“For some time I have been struggling with an inner conflict, and a mighty force impels me to speak about teshuvah [penitence]. All my thoughts are focused on this topic. Teshuvah holds a primary place in Torah and in life. All the hopes of the individual and of society depend on it.”
So begins Rav Kook’s introduction to Orot HaTeshuvah (Lights of Penitence), perhaps his most popular work, first published in 1925. The compact book was beloved by its author, and Rav Kook himself would study its teachings during the month of Elul after morning prayers. One student reported hearing Rav Kook say, “I worked extensively on Orot HaTeshuvah. Whoever studies it properly will find light in every word.” He also declared: “Orot HaTeshuvah should be be studied endlessly.”
What is so special about the book’s outlook on teshuvah?
Orot HaTeshuvah illuminates the concepts of sin, punishment, and penitence. It explains that sin primarily harms the one who sinned, as it cuts him off from the roots of his very being, from the light of his soul. This estrangement is sin’s worst punishment. Teshuvah, on the other hand, redeems the sinner from this darkness. It rejuvenates him, restoring his previous state of life and joy.
The word teshuvah literally means ‘return.’ It is not an escape from the world. On the contrary, it is “precisely through genuine, pure teshuvah that we return to the world and to life” (Orot HaTeshuvah 14:30).
Already in his introduction, Rav Kook described teshuvah as an underlying force that influences all aspects of life, not only the realm of the sacred: “Teshuvah holds a primary place in Torah and in life.” Thus one who frees himself from unhealthy habits – this is also a type of teshuvah. Additionally, Rav Kook posited that this powerful force is not limited to the failings and triumphs of the individual. It also applies to failures and successes of the nation and the entire universe: “All hopes of the individual and society as a whole depend on it.”
Rav Kook firmly believed that a secular national revival, the entire program of rebuilding the Land and the nation, could not succeed without a parallel revival in holiness, with lofty manifestations of this holiness expressed in both personal and public spheres.
But what path would lead the generation of rebirth to the gates of teshuvah?
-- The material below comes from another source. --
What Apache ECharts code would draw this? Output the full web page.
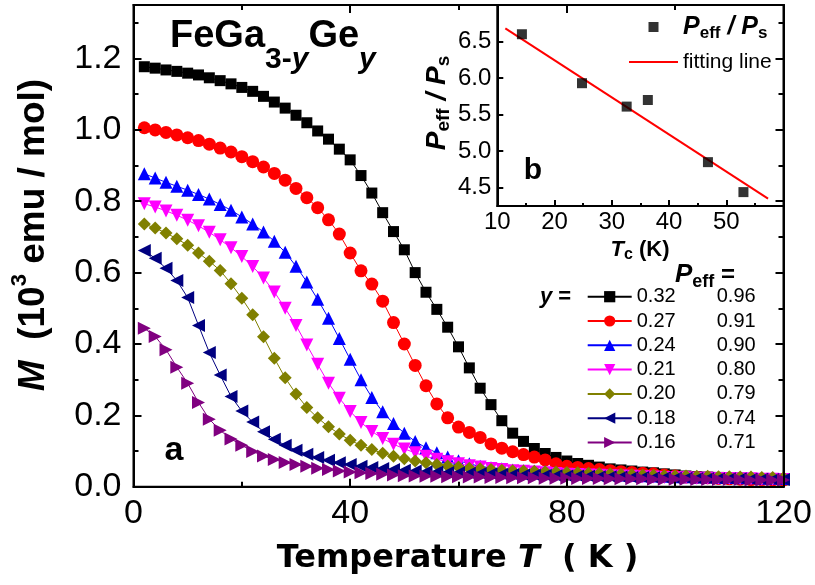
<!DOCTYPE html>
<html><head><meta charset="utf-8">
<script src="https://cdn.jsdelivr.net/npm/echarts@6/dist/echarts.min.js"></script>
<style>html,body{margin:0;padding:0;background:#fff}#c{width:815px;height:585px}</style>
</head><body><div id="c"></div>
<script>
// ---------- data ----------
const temperature = [2,4,6,8,10,12,14,16,18,20,22,24,26,28,30,32,34,36,38,40,
  42,44,46,48,50,52,54,56,58,60,62,64,66,68,70,72,74,76,78,80,
  82,84,86,88,90,92,94,96,98,100,102,104,106,108,110,112,114,116,118,120];

const m032 = [1.177,1.173,1.168,1.164,1.159,1.154,1.146,1.138,1.129,1.119,
  1.108,1.094,1.078,1.061,1.041,1.020,0.997,0.974,0.946,0.916,
  0.872,0.823,0.768,0.715,0.664,0.600,0.545,0.497,0.447,0.392,
  0.333,0.276,0.230,0.185,0.150,0.127,0.107,0.093,0.082,0.072,
  0.065,0.060,0.055,0.050,0.047,0.044,0.041,0.039,0.036,0.033,
  0.030,0.028,0.027,0.026,0.025,0.024,0.023,0.021,0.020,0.019];
const m027 = [1.006,1.000,0.993,0.986,0.978,0.970,0.960,0.949,0.938,0.925,
  0.911,0.896,0.878,0.859,0.836,0.810,0.782,0.748,0.708,0.655,
  0.605,0.568,0.520,0.460,0.400,0.340,0.283,0.232,0.193,0.167,
  0.152,0.138,0.120,0.108,0.098,0.090,0.083,0.075,0.064,0.057,
  0.054,0.051,0.048,0.045,0.042,0.040,0.038,0.036,0.033,0.030,
  0.027,0.026,0.025,0.023,0.022,0.021,0.020,0.020,0.019,0.019];
const m024 = [0.877,0.865,0.853,0.842,0.831,0.819,0.806,0.791,0.775,0.756,
  0.736,0.714,0.688,0.657,0.618,0.574,0.525,0.472,0.415,0.357,
  0.300,0.250,0.210,0.177,0.150,0.127,0.109,0.095,0.083,0.073,
  0.064,0.057,0.053,0.050,0.047,0.045,0.043,0.041,0.039,0.038,
  0.037,0.036,0.035,0.034,0.033,0.032,0.031,0.030,0.029,0.028,
  0.028,0.027,0.027,0.026,0.026,0.025,0.025,0.024,0.024,0.023];
const m021 = [0.793,0.784,0.773,0.761,0.747,0.731,0.713,0.692,0.670,0.645,
  0.617,0.585,0.546,0.500,0.452,0.397,0.343,0.290,0.248,0.211,
  0.180,0.155,0.135,0.119,0.106,0.095,0.085,0.077,0.070,0.064,
  0.059,0.055,0.051,0.048,0.045,0.043,0.041,0.039,0.037,0.035,
  0.034,0.033,0.032,0.031,0.030,0.029,0.028,0.027,0.026,0.025,
  0.025,0.024,0.024,0.023,0.023,0.022,0.022,0.021,0.021,0.020];
const m020 = [0.736,0.725,0.711,0.695,0.677,0.655,0.632,0.606,0.569,0.528,
  0.482,0.420,0.360,0.305,0.260,0.222,0.193,0.168,0.148,0.130,
  0.116,0.104,0.094,0.085,0.078,0.072,0.067,0.062,0.058,0.055,
  0.052,0.050,0.048,0.046,0.045,0.044,0.043,0.042,0.041,0.040,
  0.039,0.038,0.037,0.036,0.035,0.034,0.033,0.032,0.031,0.030,
  0.030,0.029,0.029,0.028,0.028,0.027,0.027,0.026,0.026,0.025];
const m018 = [0.662,0.640,0.612,0.578,0.530,0.452,0.376,0.313,0.253,0.212,
  0.181,0.154,0.133,0.116,0.102,0.091,0.082,0.074,0.067,0.062,
  0.057,0.054,0.051,0.048,0.046,0.044,0.042,0.041,0.040,0.039,
  0.038,0.037,0.036,0.035,0.034,0.033,0.033,0.032,0.031,0.030,
  0.030,0.029,0.028,0.028,0.027,0.026,0.026,0.025,0.025,0.024,
  0.024,0.023,0.023,0.022,0.022,0.022,0.021,0.021,0.020,0.020];
const m016 = [0.444,0.421,0.384,0.335,0.290,0.236,0.189,0.158,0.134,0.116,
  0.099,0.086,0.076,0.068,0.062,0.057,0.052,0.048,0.044,0.041,
  0.039,0.037,0.035,0.033,0.031,0.030,0.029,0.029,0.028,0.028,
  0.027,0.027,0.026,0.026,0.025,0.025,0.025,0.024,0.024,0.024,
  0.023,0.023,0.023,0.022,0.022,0.022,0.022,0.021,0.021,0.021,
  0.021,0.020,0.020,0.020,0.020,0.020,0.019,0.019,0.019,0.019];

const yValues = ['0.32','0.27','0.24','0.21','0.20','0.18','0.16'];
const peffValues = ['0.96','0.91','0.90','0.80','0.79','0.74','0.71'];
const magnetization = [m032, m027, m024, m021, m020, m018, m016];

// inset (b)
const insetTc = [14.3, 24.8, 32.6, 36.3, 46.8, 53.0];
const insetRatio = [6.60, 5.93, 5.61, 5.70, 4.85, 4.44];
const fitTc = [11.4, 57.3];
const fitRatio = [6.68, 4.35];

// ---------- styles ----------
const FF = '"Liberation Sans", Arial, sans-serif';
const colors = ['#000000','#ff0000','#0000ff','#ff00ff','#808000','#000080','#800080'];
const symbols = ['rect','circle','triangle','path://M0,0 L10,0 L5,9 Z','diamond',
  'path://M9,0 L9,10 L0,5 Z','path://M0,0 L0,10 L9,5 Z'];
const symbolSizes = [11, 13, 13, 13, 13, 13, 13];
const legendSymbolSizes = [9, 11, 11, 11, 11, 11, 11];

const chart = echarts.init(document.getElementById('c'), null, {renderer:'canvas'});

function axisBase(extra) {
  return Object.assign({
    type:'value', z:5,
    axisLine:{show:true, onZero:false, lineStyle:{color:'#000', width:2}},
    axisTick:{show:true, inside:true, length:8, lineStyle:{color:'#000', width:2}},
    minorTick:{show:true, splitNumber:2, length:5, lineStyle:{color:'#000', width:2}},
    splitLine:{show:false},
    minorSplitLine:{show:false}
  }, extra);
}

const mainSeries = yValues.map((name, k) => ({
  name: name, type:'line', xAxisIndex:0, yAxisIndex:0, z: 2 + k*0.01,
  data: temperature.map((t, i) => [t, magnetization[k][i]]),
  symbol: symbols[k], symbolSize: symbolSizes[k], showSymbol:true, showAllSymbol:true,
  itemStyle:{color: colors[k]},
  lineStyle:{color: colors[k], width:1},
  emphasis:{disabled:true}
}));

const option = {
  animation:false,
  backgroundColor:'#fff',
  grid:[
    {left:133.5, top:5, width:650, height:481.7, show:true, z:0,
     backgroundColor:'#fff', borderColor:'#000', borderWidth:2},
    {left:497.3, top:5, width:286.2, height:201, show:true, z:1,
     backgroundColor:'#fff', borderColor:'#000', borderWidth:2}
  ],
  xAxis:[
    axisBase({gridIndex:0, position:'bottom', min:0, max:120, interval:40,
      axisLabel:{fontSize:34, fontFamily:FF, color:'#000', margin:10}}),
    axisBase({gridIndex:0, position:'top', min:0, max:120, interval:40,
      axisLabel:{show:false}}),
    axisBase({gridIndex:1, position:'bottom', min:10, max:60, interval:10,
      axisTick:{show:true, inside:true, length:6, lineStyle:{color:'#000', width:2}},
      minorTick:{show:true, splitNumber:2, length:3, lineStyle:{color:'#000', width:2}},
      axisLabel:{fontSize:24, fontFamily:FF, color:'#000', margin:4, showMaxLabel:false}})
  ],
  yAxis:[
    axisBase({gridIndex:0, position:'left', min:0, max:1.35, interval:0.2,
      axisLabel:{fontSize:34, fontFamily:FF, color:'#000', margin:12, showMaxLabel:false,
        formatter: v => v.toFixed(1)}}),
    axisBase({gridIndex:0, position:'right', min:0, max:1.35, interval:0.2,
      axisLabel:{show:false}}),
    axisBase({gridIndex:1, position:'left', min:4.25, max:7.0, interval:0.25,
      axisTick:{show:true, inside:true, length:6, lineStyle:{color:'#000', width:2},
        customValues:[4.5,5.0,5.5,6.0,6.5]},
      minorTick:{show:false},
      axisLabel:{fontSize:24, fontFamily:FF, color:'#000', margin:6,
        customValues:[4.5,5.0,5.5,6.0,6.5],
        formatter: v => v.toFixed(1)}})
  ],
  legend:[
    {data: yValues, orient:'vertical', left:586.7, top:284.7, padding:0,
     itemWidth:44, itemHeight:14, itemGap:0.3, selectedMode:false,
     textStyle:{color:'#000', fontFamily:FF, fontSize:20, lineHeight:24,
       rich:{v:{width:80, fontFamily:FF, fontSize:20, lineHeight:24, color:'#000'},
             p:{fontFamily:FF, fontSize:20, lineHeight:24, color:'#000'}}},
     formatter: name => '{v|' + name + '}{p|' + peffValues[yValues.indexOf(name)] + '}'},
    {data:[{name:'Peff/Ps', icon:'path://M0,0 L0.01,0 L0,0.01 Z M19.5,0 L29.5,0 L29.5,10 L19.5,10 Z M49,10 L48.99,10 L49,9.99 Z'},
           {name:'fitting line', itemStyle:{opacity:0}}],
     orient:'vertical', left:628, top:12, padding:0, z:8,
     itemWidth:49, itemHeight:10, itemGap:9, selectedMode:false, symbolKeepAspect:false,
     textStyle:{color:'#000', fontFamily:FF, fontSize:21, lineHeight:22,
       rich:{
         P:{fontFamily:FF, fontSize:25, fontWeight:'bold', fontStyle:'italic', lineHeight:30, color:'#000'},
         s:{fontFamily:FF, fontSize:17, fontWeight:'bold', lineHeight:18, padding:[12,0,0,0], color:'#000'},
         f:{fontFamily:FF, fontSize:21, lineHeight:22, color:'#000'}}},
     formatter: name => name === 'Peff/Ps' ? '{P|P}{s|eff}{P| / P}{s|s}' : '{f|fitting line}'}
  ],
  series: mainSeries.concat([
    {name:'Peff/Ps', type:'scatter', xAxisIndex:2, yAxisIndex:2, z:6,
     data: insetTc.map((t, i) => [t, insetRatio[i]]),
     symbol:'rect', symbolSize:10, itemStyle:{color:'#000'}, emphasis:{disabled:true}},
    {name:'fitting line', type:'line', xAxisIndex:2, yAxisIndex:2, z:6,
     data: fitTc.map((t, i) => [t, fitRatio[i]]),
     symbol:'none', lineStyle:{color:'#ff0000', width:2}, itemStyle:{color:'#ff0000'},
     emphasis:{disabled:true}}
  ]),
  graphic:[
    {type:'text', z:100, x:170, y:37, style:{
      text:'{b|FeGa}{s|3-}{si|y}{b|Ge}{si|y}', align:'left', verticalAlign:'middle',
      rich:{
        b:{fontFamily:FF, fontSize:38, fontWeight:'bold', lineHeight:44, color:'#000'},
        s:{fontFamily:FF, fontSize:30, fontWeight:'bold', lineHeight:30, padding:[46,0,0,0], color:'#000'},
        si:{fontFamily:FF, fontSize:30, fontWeight:'bold', fontStyle:'italic', lineHeight:30, padding:[46,0,0,0], color:'#000'}}}},
    {type:'text', z:100, x:174, y:451, style:{text:'a', font:'bold 34px ' + FF, fill:'#000', align:'center', verticalAlign:'middle'}},
    {type:'text', z:100, x:533, y:171, style:{text:'b', font:'bold 30px ' + FF, fill:'#000', align:'center', verticalAlign:'middle'}},
    {type:'text', z:100, x:540, y:297, style:{
      text:'{i|y}{n| =}', align:'left', verticalAlign:'middle',
      rich:{i:{fontFamily:FF, fontSize:22, fontWeight:'bold', fontStyle:'italic', color:'#000'},
            n:{fontFamily:FF, fontSize:22, fontWeight:'bold', color:'#000'}}}},
    {type:'text', z:100, x:675, y:275, style:{
      text:'{P|P}{s|eff}{n| =}', align:'left', verticalAlign:'middle',
      rich:{P:{fontFamily:FF, fontSize:26, fontWeight:'bold', fontStyle:'italic', lineHeight:30, color:'#000'},
            s:{fontFamily:FF, fontSize:18, fontWeight:'bold', lineHeight:18, padding:[14,0,0,0], color:'#000'},
            n:{fontFamily:FF, fontSize:24, fontWeight:'bold', lineHeight:30, color:'#000'}}}},
    {type:'text', z:100, x:34, y:235, rotation:Math.PI/2, style:{
      text:'{i|M}{n|  (10}{sup|3}{n| emu / mol)}', align:'center', verticalAlign:'middle',
      rich:{i:{fontFamily:FF, fontSize:37, fontWeight:'bold', fontStyle:'italic', lineHeight:40, color:'#000'},
            n:{fontFamily:FF, fontSize:37, fontWeight:'bold', lineHeight:40, color:'#000'},
            sup:{fontFamily:FF, fontSize:22, fontWeight:'bold', lineHeight:22, padding:[0,0,28,0], color:'#000'}}}},
    {type:'text', z:100, x:457.5, y:559, style:{
      text:'{b|Temperature }{i|T}{b|  ( K )}', align:'center', verticalAlign:'middle',
      rich:{b:{fontFamily:'"DejaVu Sans", sans-serif', fontSize:32, fontWeight:'bold', color:'#000'},
            i:{fontFamily:'"DejaVu Sans", sans-serif', fontSize:32, fontWeight:'bold', fontStyle:'italic', color:'#000'}}}},
    {type:'text', z:100, x:437, y:103, rotation:Math.PI/2, style:{
      text:'{P|P}{s|eff}{P| / P}{s|s}', align:'center', verticalAlign:'middle',
      rich:{P:{fontFamily:FF, fontSize:28, fontWeight:'bold', fontStyle:'italic', lineHeight:32, color:'#000'},
            s:{fontFamily:FF, fontSize:19, fontWeight:'bold', lineHeight:19, padding:[14,0,0,0], color:'#000'}}}},
    {type:'text', z:100, x:640, y:250, style:{
      text:'{T|T}{s|c}{n| (K)}', align:'center', verticalAlign:'middle',
      rich:{T:{fontFamily:FF, fontSize:22, fontWeight:'bold', fontStyle:'italic', lineHeight:26, color:'#000'},
            s:{fontFamily:FF, fontSize:16, fontWeight:'bold', lineHeight:16, padding:[10,0,0,0], color:'#000'},
            n:{fontFamily:FF, fontSize:22, fontWeight:'bold', lineHeight:26, color:'#000'}}}}
  ]
};
chart.setOption(option);
</script></body></html>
The routine approach is doomed to failure. One cannot reach out to the idealistic youth of such a generation, brimming with life, vigor, and creativity, with a severe demeanor and punctilious demands of small, everyday deeds — demands that they consider to be a sign of weakness and a feeble spirit.
No, the generation must be awakened via an optimistic spirit of greatness and courage. “Teshuvah comes not to embitter life,” Rav Kook taught, “but to make it pleasant” (ibid. 15:6). “Teshuvah is essentially a return to [our] origins, to the source of supernal life and existence in their wholeness” (ibid. 12:8).
In an article printed in HaYesod in 1934, he explained:
“Teshuvah is the great key to redemption. Many things inhibit teshuvah, but the major obstacle, particularly to collective teshuvah, is the misconception of teshuvah as atrophy of the soul, as the enfeebling and debilitation of life. This false image also impairs the teshuvah of the individual. But more than anything, it hinders collective teshuvah, the teshuvah of the nation.
“We must disclose the secret that the genuine teshuvah of the entire nation of Israel is a mighty, powerful vision that provides reserves of might and strength, imbuing all of our spiritual and pragmatic values with a lofty spirit of vigorous, surging creative energy from the power of the Rock of Israel. This living teshuvah flows not from isolated, fragmented souls, but from the treasury of the nation’s collective soul, Knesset Yisrael .... In this way, the united soul of Israel is prepared to return to its former strength, as in days of old.”
(Sapphire from the Land of Israel. Adapted from Mo'adei HaRe’iyah, pp. 52,55; Celebration of the Soul, pp. 26,28-29.)